• _Exercise brief_: Write out all the lines again, precisely as they stand, but without the images.

• _Information supplied_:

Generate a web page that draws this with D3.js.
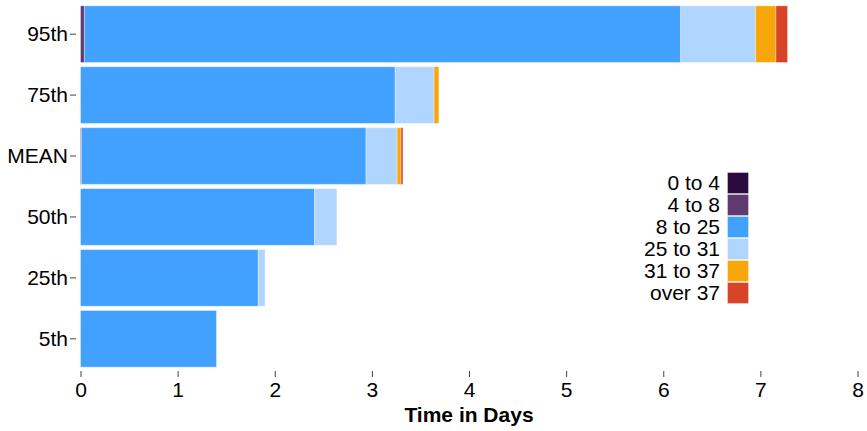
<!DOCTYPE html>
<html><head><meta charset="utf-8">
<script src="https://cdn.jsdelivr.net/npm/d3@7"></script>
<style>body{margin:0;background:#fff}svg{display:block;font-family:"Liberation Sans",Arial,sans-serif}</style>
</head><body><svg id="c" width="867" height="431"></svg>
<script>
const categories = ["95th","75th","MEAN","50th","25th","5th"];
const seriesKeys = ["0 to 4","4 to 8","8 to 25","25 to 31","31 to 37","over 37"];
const v0to4   = [0.00, 0.00, 0.00, 0.00, 0.00, 0.00];
const v4to8   = [0.04, 0.00, 0.01, 0.00, 0.00, 0.00];
const v8to25  = [6.14, 3.24, 2.93, 2.41, 1.83, 1.40];
const v25to31 = [0.77, 0.40, 0.32, 0.23, 0.07, 0.00];
const v31to37 = [0.21, 0.05, 0.04, 0.00, 0.00, 0.00];
const vOver37 = [0.12, 0.00, 0.02, 0.00, 0.00, 0.00];
const colors = ["#2b0a3d","#5f3a6f","#42a0ff","#b0d6ff","#f7a70a","#d84428"];
const xTicks = [0,1,2,3,4,5,6,7,8];

const seriesVals = [v0to4, v4to8, v8to25, v25to31, v31to37, vOver37];
const rows = categories.map((c,i)=>{const o={cat:c}; seriesKeys.forEach((k,j)=>o[k]=seriesVals[j][i]); return o;});

const FONT = "Liberation Sans, Arial, sans-serif";
const svg = d3.select("#c");
const x = d3.scaleLinear().domain([0,8]).range([80.5,857.5]);
const y = d3.scaleBand().domain(categories).range([4,369]).paddingInner(0.07).paddingOuter(0.03);
const color = d3.scaleOrdinal().domain(seriesKeys).range(colors);

const stacked = d3.stack().keys(seriesKeys)(rows);
svg.append("g").selectAll("g").data(stacked).join("g")
  .attr("fill", d=>color(d.key))
  .selectAll("rect").data(d=>d).join("rect")
  .attr("x", d=>x(d[0]))
  .attr("y", d=>y(d.data.cat))
  .attr("width", d=>Math.max(0, x(d[1])-x(d[0])))
  .attr("height", y.bandwidth())
  .attr("stroke", "#fff").attr("stroke-opacity", 0.35).attr("stroke-width", 1);

const xa = svg.append("g").attr("transform","translate(0,371)")
  .call(d3.axisBottom(x).tickValues(xTicks).tickFormat(d3.format("d")).tickSize(6).tickPadding(5).tickSizeOuter(0));
xa.select(".domain").remove();
xa.selectAll("text").style("font-size","21px").style("font-family",FONT).attr("fill","#000");
xa.selectAll("line").attr("stroke","#444");

const ya = svg.append("g").attr("transform","translate(76,0)")
  .call(d3.axisLeft(y).tickSize(6).tickPadding(2).tickSizeOuter(0));
ya.select(".domain").remove();
ya.selectAll("text").style("font-size","21px").style("font-family",FONT).attr("fill","#000");
ya.selectAll("line").attr("stroke","#444");

svg.append("text").attr("x", x(4)).attr("y", 421.5).attr("text-anchor","middle")
  .style("font-size","21px").style("font-family",FONT).attr("font-weight","bold").text("Time in Days");

const lg = svg.append("g").attr("transform","translate(0,172)");
const li = lg.selectAll("g").data(seriesKeys).join("g").attr("transform",(d,i)=>`translate(0,${i*22})`);
li.append("rect").attr("x",727.5).attr("y",0.5).attr("width",21).attr("height",21).attr("fill",d=>color(d))
  .attr("stroke","#fff").attr("stroke-opacity",0.35);
li.append("text").attr("x",720).attr("y",18).attr("text-anchor","end")
  .style("font-size","21px").style("font-family",FONT).text(d=>d);
</script></body></html>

• _Solution for this problem_:
Generate a web page that draws this with D3.js.
<!DOCTYPE html>
<html><head><meta charset="utf-8">
<script src="https://cdn.jsdelivr.net/npm/d3@7"></script>
<style>body{margin:0;background:#fff}svg{display:block;font-family:"Liberation Sans",Arial,sans-serif}</style>
</head><body><svg id="c" width="867" height="431"></svg>
<script>
const categories = ["95th","75th","MEAN","50th","25th","5th"];
const seriesKeys = ["0 to 4","4 to 8","8 to 25","25 to 31","31 to 37","over 37"];
const v0to4   = [0.00, 0.00, 0.00, 0.00, 0.00, 0.00];
const v4to8   = [0.04, 0.00, 0.01, 0.00, 0.00, 0.00];
const v8to25  = [6.14, 3.24, 2.93, 2.41, 1.83, 1.40];
const v25to31 = [0.77, 0.40, 0.32, 0.23, 0.07, 0.00];
const v31to37 = [0.21, 0.05, 0.04, 0.00, 0.00, 0.00];
const vOver37 = [0.12, 0.00, 0.02, 0.00, 0.00, 0.00];
const colors = ["#2b0a3d","#5f3a6f","#42a0ff","#b0d6ff","#f7a70a","#d84428"];
const xTicks = [0,1,2,3,4,5,6,7,8];

const seriesVals = [v0to4, v4to8, v8to25, v25to31, v31to37, vOver37];
const rows = categories.map((c,i)=>{const o={cat:c}; seriesKeys.forEach((k,j)=>o[k]=seriesVals[j][i]); return o;});

const FONT = "Liberation Sans, Arial, sans-serif";
const svg = d3.select("#c");
const x = d3.scaleLinear().domain([0,8]).range([80.5,857.5]);
const y = d3.scaleBand().domain(categories).range([4,369]).paddingInner(0.07).paddingOuter(0.03);
const color = d3.scaleOrdinal().domain(seriesKeys).range(colors);

const stacked = d3.stack().keys(seriesKeys)(rows);
svg.append("g").selectAll("g").data(stacked).join("g")
  .attr("fill", d=>color(d.key))
  .selectAll("rect").data(d=>d).join("rect")
  .attr("x", d=>x(d[0]))
  .attr("y", d=>y(d.data.cat))
  .attr("width", d=>Math.max(0, x(d[1])-x(d[0])))
  .attr("height", y.bandwidth())
  .attr("stroke", "#fff").attr("stroke-opacity", 0.35).attr("stroke-width", 1);

const xa = svg.append("g").attr("transform","translate(0,371)")
  .call(d3.axisBottom(x).tickValues(xTicks).tickFormat(d3.format("d")).tickSize(6).tickPadding(5).tickSizeOuter(0));
xa.select(".domain").remove();
xa.selectAll("text").style("font-size","21px").style("font-family",FONT).attr("fill","#000");
xa.selectAll("line").attr("stroke","#444");

const ya = svg.append("g").attr("transform","translate(76,0)")
  .call(d3.axisLeft(y).tickSize(6).tickPadding(2).tickSizeOuter(0));
ya.select(".domain").remove();
ya.selectAll("text").style("font-size","21px").style("font-family",FONT).attr("fill","#000");
ya.selectAll("line").attr("stroke","#444");

svg.append("text").attr("x", x(4)).attr("y", 421.5).attr("text-anchor","middle")
  .style("font-size","21px").style("font-family",FONT).attr("font-weight","bold").text("Time in Days");

const lg = svg.append("g").attr("transform","translate(0,172)");
const li = lg.selectAll("g").data(seriesKeys).join("g").attr("transform",(d,i)=>`translate(0,${i*22})`);
li.append("rect").attr("x",727.5).attr("y",0.5).attr("width",21).attr("height",21).attr("fill",d=>color(d))
  .attr("stroke","#fff").attr("stroke-opacity",0.35);
li.append("text").attr("x",720).attr("y",18).attr("text-anchor","end")
  .style("font-size","21px").style("font-family",FONT).text(d=>d);
</script></body></html>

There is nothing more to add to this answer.